By requiring solutions for \(\widetilde{\bf E}\) and \(\widetilde{\bf H}\) to satisfy the Maxwell curl equations (i.e., the Maxwell-Faraday equation and Ampere’s law), we find that \(\widetilde{\bf E}\), \(\widetilde{\bf H}\), and the direction of propagation \(\hat{\bf k}\) are mutually perpendicular. In particular, we obtain the plane wave relationships:

\[\begin{aligned} \widetilde{\bf E} &= -\eta \hat{\bf k} \times \widetilde{\bf H} \label{m0179_ePWRE} \\ \widetilde{\bf H} &= \frac{1}{\eta} \hat{\bf k} \times \widetilde{\bf E} \label{m0179_ePWRH}\end{aligned} \]

where

\[\eta \triangleq \sqrt{\frac{\mu}{\epsilon}} \nonumber \]

is the wave impedance, also known as the intrinsic impedance of the medium, and \(\hat{\bf k}\) is in the same direction as \(\widetilde{\bf E}\times\widetilde{\bf H}\).

The power density associated with a plane wave is

\[S = \frac{\left|\widetilde{\bf E}\right|^2}{2\eta} \nonumber \]

where \(S\) has SI base units of W/m\(^2\), and here it is assumed that \(\widetilde{\bf E}\) is in peak (as opposed to rms) units.
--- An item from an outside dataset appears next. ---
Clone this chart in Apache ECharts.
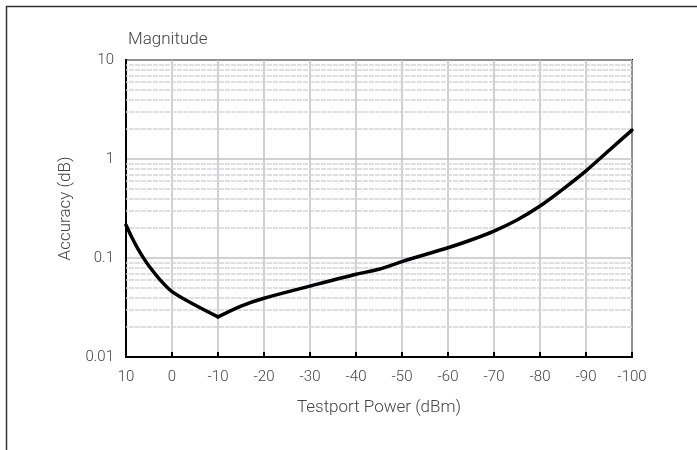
<!DOCTYPE html>
<html>
<head>
<meta charset="utf-8">
<script src="https://cdn.jsdelivr.net/npm/echarts@6/dist/echarts.min.js"></script>
<style>html,body{margin:0;padding:0;background:#fff}#c{width:697px;height:450px}</style>
</head>
<body>
<div id="c"></div>
<script>
const powerDbm = [10, 8.75, 7.5, 6.25, 5, 2.5, 0, -5, -10, -15, -20, -30, -40, -45, -50, -60, -65, -70, -75, -80, -85, -90, -95, -100];
const accuracyDb = [0.215, 0.162, 0.126, 0.101, 0.083, 0.0595, 0.0458, 0.0335, 0.0254, 0.0327, 0.0392, 0.052, 0.0685, 0.077, 0.092, 0.127, 0.152, 0.187, 0.242, 0.335, 0.497, 0.76, 1.22, 1.96];
const yMajorTicks = [0.01, 0.1, 1, 10];
const yMinorLines = [0.02,0.03,0.04,0.05,0.06,0.07,0.08,0.09,0.2,0.3,0.4,0.5,0.6,0.7,0.8,0.9,2,3,4,5,6,7,8,9];
const kinkIndex = powerDbm.indexOf(-10);

const points = powerDbm.map((x, i) => [x, accuracyDb[i]]);
const chart = echarts.init(document.getElementById('c'));
const txt = '#444';
const font = 'Roboto, "Liberation Sans", sans-serif';
const curveStyle = {color: '#000', width: 3.5, join: 'round', cap: 'round'};
chart.setOption({
  animation: false,
  backgroundColor: '#fff',
  title: {
    text: 'Magnitude', left: 123, top: 26,
    textStyle: {color: txt, fontSize: 17, fontWeight: 300, fontFamily: font}
  },
  graphic: [
    {type: 'line', shape: {x1: 6, y1: 6.5, x2: 697, y2: 6.5}, style: {stroke: '#333', lineWidth: 1.5}},
    {type: 'line', shape: {x1: 6.5, y1: 6, x2: 6.5, y2: 450}, style: {stroke: '#333', lineWidth: 1.5}}
  ],
  grid: {left: 126, top: 60, right: 65, bottom: 93, show: true, borderColor: '#000', borderWidth: 2, backgroundColor: 'transparent'},
  xAxis: {
    type: 'value', min: -100, max: 10, interval: 10, inverse: true,
    name: 'Testport Power (dBm)', nameLocation: 'middle', nameGap: 42,
    nameTextStyle: {color: txt, fontSize: 17, fontWeight: 300, fontFamily: font},
    axisLine: {show: true, onZero: false, lineStyle: {color: '#000', width: 2}},
    axisTick: {show: true, inside: true, length: 5, lineStyle: {color: '#000', width: 2}},
    axisLabel: {color: txt, fontSize: 15, fontWeight: 300, fontFamily: font, margin: 13},
    splitLine: {show: true, lineStyle: {color: '#c0c2c4', width: 1.5}}
  },
  yAxis: {
    type: 'log', logBase: 10, min: 0.01, max: 10,
    name: 'Accuracy (dB)', nameLocation: 'middle', nameGap: 47,
    nameTextStyle: {color: txt, fontSize: 17, fontWeight: 300, fontFamily: font},
    axisLine: {show: true, onZero: false, lineStyle: {color: '#000', width: 2}},
    axisTick: {show: false},
    axisLabel: {color: txt, fontSize: 15, fontWeight: 300, fontFamily: font, margin: 12,
      formatter: v => { const m = yMajorTicks.find(t => Math.abs(t - v) / t < 1e-6); return m !== undefined ? String(m) : ''; }},
    splitLine: {show: true, lineStyle: {color: '#c0c2c4', width: 1.5}}
  },
  series: [
    {
      type: 'line', data: [], silent: true, z: 1,
      markLine: {
        silent: true, symbol: 'none', label: {show: false}, animation: false, z: 1,
        lineStyle: {color: '#d4d5d7', width: 1.5, type: [5, 1]},
        data: yMinorLines.map(v => ({yAxis: v}))
      }
    },
    {
      type: 'line', data: points.slice(0, kinkIndex + 1), z: 10,
      showSymbol: false, smooth: 0.3, silent: true, lineStyle: curveStyle
    },
    {
      type: 'line', data: points.slice(kinkIndex), z: 10,
      showSymbol: false, smooth: 0.3, silent: true, lineStyle: curveStyle
    }
  ]
});
</script>
</body>
</html>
Commonly-Assumed Properties of Materials

Finally, a reminder about commonly-assumed properties of the material constitutive parameters \(\epsilon\), \(\mu\), and \(\sigma\). We often assume these parameters exhibit the following properties:

• Homogeneity. A material that is homogeneous is uniform over the space it occupies; that is, the values of its constitutive parameters are constant at all locations within the material.
• Isotropy. A material that is isotropic behaves in precisely the same way regardless of how it is oriented with respect to sources, fields, and other materials.
• Linearity. A material is said to be linear if its properties do not depend on the sources and fields applied to the material. Linear media exhibit superposition; that is, the response to multiple sources is equal to the sum of the responses to the sources individually.
• Time-invariance. A material is said to be time-invariant if its properties do not vary as a function of time.